112 Misc. 2d 1078 | N.Y.C. Fam. Ct. | 1982
OPINION OF THE COURT
The respondent in the above-captioned matter filed an order to show cause dated July 22,1981 in which he sought an order dismissing the petitioner’s petition of August 18, 1980, an accounting from the Onondaga County Support Collection Unit regarding all funds received from the respondent and an accounting from the Onondaga County Sheriff’s Department of all money paid pursuant to an income execution presently in effect. In oral argument, the respondent also requested that the income execution be vacated in its entirety.
Respondent’s request for dismissal of the petition of August 18, 1980 is denied as moot in that said petition has been disposed of by decision and order of this court, dated August 17, 1981.
Respondent’s demand for an accounting from the support collection unit and the Sheriff’s Department is denied as moot in that the petitioner offered said records to the court for admission into evidence. The records were admitted without objection and are available to counsel for inspection.
It is respondent’s contention that the income execution violates the 25% maximum allowable garnishment mandated by section 1673 of title 15 of the United States Code (Consumer Credit Protection Act). Said section provides in pertinent part as follows:
“Restriction on garnishment — Maximum allowable garnishment
“(a) Except as provided in subsection (b) of this section and in section 1675 of this title, the maximum part of the aggregate disposable earnings of an individual for any workweek which is subjected to garnishment may not exceed
“(1) 25 per centum of his disposable earnings for that week”.
With respect to the income execution, the petitioner is a judgment creditor (Family Ct Act, § 460, subd 3) seeking to enforce a judgment within the meaning of the Federal statute (US Code, tit 15, § 1673, subd [a]) and is, therefore, subject to the deduction limitation stated therein.
Support order garnishments are given priority over creditor garnishments. (Personal Property Law, § 49-b.) Therefore, the $50 weekly garnishment is to be satisfied by the employer prior to making any deduction for the income execution. Accordingly, where the support order garnishment results in the withholding of 25% or more of an employee’s disposable earnings, no creditor garnishment may be made for that work week. (Long Is. Trust Co. v United States Postal Serv., 647 F2d 336.)
Disposable earnings is defined by section 1672 of title 15 of the United States Code as the amount of earnings that remains after deduction of amounts required by law to be withheld.

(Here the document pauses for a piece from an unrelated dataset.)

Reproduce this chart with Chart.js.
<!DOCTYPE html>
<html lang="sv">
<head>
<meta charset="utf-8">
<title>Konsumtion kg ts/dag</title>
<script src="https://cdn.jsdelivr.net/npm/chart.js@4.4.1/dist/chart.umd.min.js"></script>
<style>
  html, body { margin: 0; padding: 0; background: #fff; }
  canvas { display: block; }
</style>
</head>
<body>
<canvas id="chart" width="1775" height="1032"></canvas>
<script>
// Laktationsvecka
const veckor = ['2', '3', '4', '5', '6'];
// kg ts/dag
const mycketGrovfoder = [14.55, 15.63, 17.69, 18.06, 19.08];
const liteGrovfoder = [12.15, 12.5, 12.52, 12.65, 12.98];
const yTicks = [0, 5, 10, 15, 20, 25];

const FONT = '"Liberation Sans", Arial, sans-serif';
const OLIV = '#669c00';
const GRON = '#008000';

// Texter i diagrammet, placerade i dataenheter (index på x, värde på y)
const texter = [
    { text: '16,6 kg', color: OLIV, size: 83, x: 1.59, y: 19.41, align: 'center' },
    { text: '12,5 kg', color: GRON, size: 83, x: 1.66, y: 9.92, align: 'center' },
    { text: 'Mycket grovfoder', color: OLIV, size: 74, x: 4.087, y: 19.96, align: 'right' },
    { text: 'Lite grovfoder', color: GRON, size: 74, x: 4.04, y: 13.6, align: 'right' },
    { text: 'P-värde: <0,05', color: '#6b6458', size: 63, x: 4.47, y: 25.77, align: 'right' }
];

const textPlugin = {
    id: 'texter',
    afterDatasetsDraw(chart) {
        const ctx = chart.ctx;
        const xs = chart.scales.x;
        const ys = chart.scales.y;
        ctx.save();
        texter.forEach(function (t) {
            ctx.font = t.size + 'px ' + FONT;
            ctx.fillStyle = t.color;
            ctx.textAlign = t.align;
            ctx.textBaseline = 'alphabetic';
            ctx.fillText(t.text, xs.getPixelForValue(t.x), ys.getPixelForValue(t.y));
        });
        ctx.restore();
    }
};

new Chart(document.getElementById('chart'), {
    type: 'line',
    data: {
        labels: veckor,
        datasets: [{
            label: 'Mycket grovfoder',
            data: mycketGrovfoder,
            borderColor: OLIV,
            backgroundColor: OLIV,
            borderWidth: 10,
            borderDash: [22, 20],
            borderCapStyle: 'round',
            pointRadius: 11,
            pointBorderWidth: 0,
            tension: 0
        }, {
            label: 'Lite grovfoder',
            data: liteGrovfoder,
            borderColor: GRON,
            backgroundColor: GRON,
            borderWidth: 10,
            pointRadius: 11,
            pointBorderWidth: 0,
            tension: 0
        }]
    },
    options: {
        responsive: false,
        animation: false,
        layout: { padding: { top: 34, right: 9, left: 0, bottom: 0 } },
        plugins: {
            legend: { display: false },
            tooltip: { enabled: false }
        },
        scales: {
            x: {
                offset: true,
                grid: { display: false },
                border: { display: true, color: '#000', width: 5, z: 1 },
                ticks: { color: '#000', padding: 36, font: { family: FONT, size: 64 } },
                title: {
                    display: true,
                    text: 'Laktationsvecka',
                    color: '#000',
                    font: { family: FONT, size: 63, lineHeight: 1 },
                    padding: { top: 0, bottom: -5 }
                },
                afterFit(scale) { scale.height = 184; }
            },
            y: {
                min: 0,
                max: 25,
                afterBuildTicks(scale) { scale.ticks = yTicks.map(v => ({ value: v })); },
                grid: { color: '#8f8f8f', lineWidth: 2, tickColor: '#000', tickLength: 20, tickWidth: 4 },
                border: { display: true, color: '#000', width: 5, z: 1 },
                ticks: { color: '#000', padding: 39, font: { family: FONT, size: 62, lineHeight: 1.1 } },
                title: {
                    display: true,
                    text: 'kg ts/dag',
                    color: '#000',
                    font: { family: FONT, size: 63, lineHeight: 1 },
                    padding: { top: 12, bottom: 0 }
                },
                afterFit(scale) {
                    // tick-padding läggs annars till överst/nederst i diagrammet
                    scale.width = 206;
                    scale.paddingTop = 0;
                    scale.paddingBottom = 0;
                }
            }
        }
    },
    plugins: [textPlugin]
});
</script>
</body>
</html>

Such required withholdings include Federal income tax, State income tax and Social Security tax.
After subtraction of the amounts required to be withheld by law from respondent’s gross income, i.e., after a determination of respondent’s disposable earnings, the employer should make a determination as to whether the $50 Family Court garnishment equals or exceeds 25% of disposable earnings. If it is 25% or more, then no deduction may be made for the income execution for that work week. If it is less than 25%, then a deduction should also be made for the income execution in an amount that will not exceed 25% of disposable earnings when both deductions are totaled.

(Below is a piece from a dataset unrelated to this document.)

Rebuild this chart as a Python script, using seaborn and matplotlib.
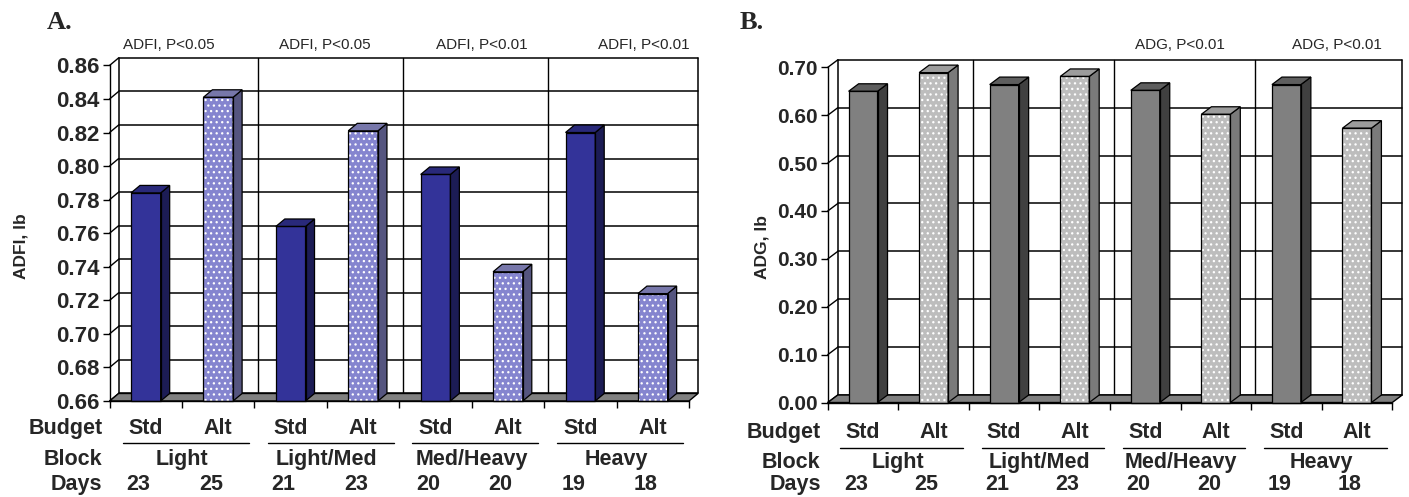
import numpy as np
import pandas as pd
import matplotlib
matplotlib.use("Agg")
import matplotlib.pyplot as plt
import seaborn as sns
from matplotlib.patches import Polygon, Rectangle
from matplotlib.transforms import blended_transform_factory

# values
budgets = ["Std", "Alt", "Std", "Alt", "Std", "Alt", "Std", "Alt"]
blocks = ["Light", "Light/Med", "Med/Heavy", "Heavy"]
days = [23, 25, 21, 23, 20, 20, 19, 18]
adfi = [0.784, 0.841, 0.764, 0.821, 0.795, 0.737, 0.820, 0.724]
adg = [0.650, 0.689, 0.664, 0.681, 0.652, 0.602, 0.664, 0.573]
adfi_notes = ["ADFI, P<0.05", "ADFI, P<0.05", "ADFI, P<0.01", "ADFI, P<0.01"]
adg_notes = ["", "", "ADG, P<0.01", "ADG, P<0.01"]
adfi_ticks = [0.66, 0.68, 0.70, 0.72, 0.74, 0.76, 0.78, 0.80, 0.82, 0.84, 0.86]
adg_ticks = [0.00, 0.10, 0.20, 0.30, 0.40, 0.50, 0.60, 0.70]

PAL_A = {"Std": dict(front="#333399", side="#1C1C55", top="#29297A", hatch=False),
         "Alt": dict(front="#8585CF", side="#55557F", top="#7777AA", hatch=True)}
PAL_B = {"Std": dict(front="#808080", side="#404040", top="#5E5E5E", hatch=False),
         "Alt": dict(front="#BDBDBD", side="#7A7A7A", top="#9C9C9C", hatch=True)}
FLOOR = "#808080"

sns.set_theme(style="white")
plt.rcParams["font.family"] = ["Liberation Sans", "DejaVu Sans"]
plt.rcParams["hatch.linewidth"] = 0.9

fig = plt.figure(figsize=(14.09, 4.97), dpi=100)


def draw_panel(ax, values, ticks, pal, tick_fs, ylabel, ylab_xy, notes, note_x,
               depth_px, rows_y):
    df = pd.DataFrame({"bar": [f"{b}{i}" for i, b in enumerate(budgets)],
                       "value": values})
    sns.barplot(data=df, x="bar", y="value", hue="bar",
                palette=[pal[b]["front"] for b in budgets], legend=False,
                width=0.41, saturation=1, ax=ax)
    xmin, xmax = -0.5, 7.5
    base, top = ticks[0], ticks[-1]
    ax.set_xlim(xmin, xmax)
    ax.set_ylim(base, top)
    bb = ax.get_window_extent()
    dx = depth_px[0] * (xmax - xmin) / bb.width
    dy = depth_px[1] * (top - base) / bb.height

    # back wall, gridlines and side wall
    for t in ticks:
        ax.plot([xmin + dx, xmax + dx], [t + dy, t + dy], color="black", lw=1.1,
                zorder=0.5, clip_on=False)
        ax.plot([xmin, xmin + dx], [t, t + dy], color="black", lw=1,
                zorder=0.5, clip_on=False)
    for xx in (xmin + dx, xmax + dx):
        ax.plot([xx, xx], [base + dy, top + dy], color="black", lw=1.1,
                zorder=0.5, clip_on=False)
    for s in (1.5, 3.5, 5.5):
        ax.plot([s + dx * 0.4] * 2, [base + dy, top + dy], color="black", lw=1,
                zorder=0.5, clip_on=False)
    ax.add_patch(Polygon([(xmin, base), (xmax, base), (xmax + dx, base + dy),
                          (xmin + dx, base + dy)], closed=True, fc=FLOOR,
                         ec="black", lw=1, zorder=1.5, clip_on=False))

    # 3D faces on the seaborn bars
    for p, b in zip(ax.patches[:len(budgets)], budgets):
        c = pal[b]
        x0, w, v = p.get_x(), p.get_width(), p.get_y() + p.get_height()
        p.set_zorder(2)
        if c["hatch"]:
            p.set_hatch("...")
            p.set_edgecolor("white")
            p.set_linewidth(0)
        else:
            p.set_edgecolor("none")
        ax.add_patch(Polygon([(x0 + w, base), (x0 + w, v), (x0 + w + dx, v + dy),
                              (x0 + w + dx, base + dy)], closed=True,
                             fc=c["side"], ec="black", lw=0.9, zorder=2.1,
                             clip_on=False))
        ax.add_patch(Polygon([(x0, v), (x0 + w, v), (x0 + w + dx, v + dy),
                              (x0 + dx, v + dy)], closed=True, fc=c["top"],
                             ec="black", lw=0.9, zorder=2.1, clip_on=False))
        ax.add_patch(Rectangle((x0, base), w, v - base, fill=False, ec="black",
                               lw=0.9, zorder=2.2, clip_on=False))

    for side in ("top", "right"):
        ax.spines[side].set_visible(False)
    for side in ("left", "bottom"):
        ax.spines[side].set_color("black")
        ax.spines[side].set_linewidth(1)
    ax.grid(False)
    ax.set_xlabel("")
    ax.set_ylabel("")
    ax.set_xticks(np.arange(xmin, xmax + 0.5, 1))
    ax.set_xticklabels([])
    ax.set_yticks(ticks)
    ax.set_yticklabels([f"{t:.2f}" for t in ticks], fontsize=tick_fs,
                       fontweight="bold")
    ax.tick_params(axis="both", direction="out", length=5, width=1, pad=2,
                   color="black", left=True, bottom=True)

    fig.text(ylab_xy[0], ylab_xy[1], ylabel, rotation=90, fontsize=12.5,
             fontweight="bold", ha="center", va="center")

    tr = blended_transform_factory(ax.transData, fig.transFigure)
    for nx, note in zip(note_x, notes):
        ax.text(nx, 0.909, note, transform=tr, ha="center", va="center",
                fontsize=11)

    y_bud, y_line, y_blk, y_days = rows_y
    kw = dict(transform=tr, va="center", fontsize=15.5, fontweight="bold")
    for lab, yy in (("Budget", y_bud), ("Block", y_blk), ("Days", y_days)):
        ax.text(-0.6, yy, lab, ha="right", **kw)
    for i, b in enumerate(budgets):
        ax.text(i, y_bud, b, ha="center", **kw)
        ax.text(i - 0.1, y_days, str(days[i]), ha="center", **kw)
    for g, name in enumerate(blocks):
        ax.text(2 * g + 0.5, y_blk, name, ha="center", **kw)
        ax.plot([2 * g - 0.32, 2 * g + 1.42], [y_line, y_line], transform=tr,
                color="black", lw=1, clip_on=False)


ax_a = fig.add_axes([0.0778, 0.1932, 0.4112, 0.6752])
draw_panel(ax_a, adfi, adfi_ticks, PAL_A, 16, "ADFI, lb", (0.015, 0.505),
           adfi_notes, [0.32, 2.47, 4.64, 6.88], (9, 7.5),
           (0.137, 0.108, 0.0755, 0.026))

ax_b = fig.add_axes([0.5875, 0.1901, 0.4006, 0.6744])
draw_panel(ax_b, adg, adg_ticks, PAL_B, 15, "ADG, lb", (0.541, 0.503),
           adg_notes, [0.5, 2.5, 4.49, 6.71], (10, 7.5),
           (0.129, 0.0986, 0.0704, 0.026))

fig.text(0.0334, 0.954, "A.", fontsize=19, fontweight="bold",
         family="Liberation Serif", ha="left", va="center")
fig.text(0.525, 0.954, "B.", fontsize=19, fontweight="bold",
         family="Liberation Serif", ha="left", va="center")

fig.savefig("out.png", dpi=100)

A review of the respondent’s pay stubs attached to his moving papers indicates that, on most occasions, his employer has, in fact, deducted sums for the income execution that were in excess of that permitted by Federal law.
The Family Court has express authority to issue an income execution (CPLR 5230, subd [b]), but lacks procedural provisions regarding an execution. Section 165 of the Family Court Act makes the provisions of the CPLR applicable to a Family Court proceeding to the extent that they are appropriate. CPLR 5240 permits the court to “make an order denying, limiting, conditioning, regulating, extending or modifying the use of any enforcement procedure.” However, it appears to the court that under the circumstances of the instant proceeding, the proper remedy is not to vacate the income execution, but rather to compel respondent’s employer to comply with the maximum garnishment limits set by Federal law as hereinbefore indicated.
Now, therefore, it is ordered, that the respondent’s motion be and the same hereby is denied in all respects without prejudice to seek appropriate relief through the Secretary of Labor; and it is further ordered, that the stay of the income execution with the Onondaga County Sheriff’s Department, dated July 22, 1981 be, and the same hereby is vacated.